Task description:
Where the word "chart" occurs in a line, return that line.

Given data:
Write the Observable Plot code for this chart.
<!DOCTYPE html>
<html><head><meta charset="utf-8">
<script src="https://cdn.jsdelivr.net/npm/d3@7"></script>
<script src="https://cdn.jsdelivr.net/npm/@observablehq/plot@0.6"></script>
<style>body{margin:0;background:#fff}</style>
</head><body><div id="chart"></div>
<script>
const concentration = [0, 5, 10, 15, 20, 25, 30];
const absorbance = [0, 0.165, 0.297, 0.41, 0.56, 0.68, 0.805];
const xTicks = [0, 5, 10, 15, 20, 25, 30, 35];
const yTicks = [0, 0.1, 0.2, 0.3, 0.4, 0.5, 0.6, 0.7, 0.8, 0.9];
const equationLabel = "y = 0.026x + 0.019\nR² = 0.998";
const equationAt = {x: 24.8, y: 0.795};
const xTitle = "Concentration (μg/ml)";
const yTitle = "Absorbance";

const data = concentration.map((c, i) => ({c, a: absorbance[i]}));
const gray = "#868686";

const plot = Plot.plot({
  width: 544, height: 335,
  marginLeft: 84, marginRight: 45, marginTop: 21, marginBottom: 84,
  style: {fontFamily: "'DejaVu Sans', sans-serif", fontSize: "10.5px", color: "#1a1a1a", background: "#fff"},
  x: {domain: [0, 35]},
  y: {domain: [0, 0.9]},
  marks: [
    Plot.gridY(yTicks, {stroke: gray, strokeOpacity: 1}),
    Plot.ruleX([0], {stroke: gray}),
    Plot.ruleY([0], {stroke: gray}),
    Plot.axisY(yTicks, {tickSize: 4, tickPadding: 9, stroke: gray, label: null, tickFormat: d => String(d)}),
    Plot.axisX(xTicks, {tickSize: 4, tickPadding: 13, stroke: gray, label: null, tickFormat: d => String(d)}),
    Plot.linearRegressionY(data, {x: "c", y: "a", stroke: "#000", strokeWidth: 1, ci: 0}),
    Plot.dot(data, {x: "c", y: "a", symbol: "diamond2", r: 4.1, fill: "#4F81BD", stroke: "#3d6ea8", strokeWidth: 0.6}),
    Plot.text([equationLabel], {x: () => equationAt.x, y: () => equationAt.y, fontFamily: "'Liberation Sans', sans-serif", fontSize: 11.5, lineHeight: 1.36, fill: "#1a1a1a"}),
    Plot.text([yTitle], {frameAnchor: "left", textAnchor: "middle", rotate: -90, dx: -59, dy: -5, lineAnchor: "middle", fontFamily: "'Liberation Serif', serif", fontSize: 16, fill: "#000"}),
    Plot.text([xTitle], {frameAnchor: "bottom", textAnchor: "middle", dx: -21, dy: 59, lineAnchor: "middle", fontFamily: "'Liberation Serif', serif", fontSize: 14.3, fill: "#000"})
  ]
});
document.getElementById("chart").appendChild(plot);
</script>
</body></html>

Exercise output:
Write the Observable Plot code for this chart.
</head><body><div id="chart"></div>
document.getElementById("chart").appendChild(plot);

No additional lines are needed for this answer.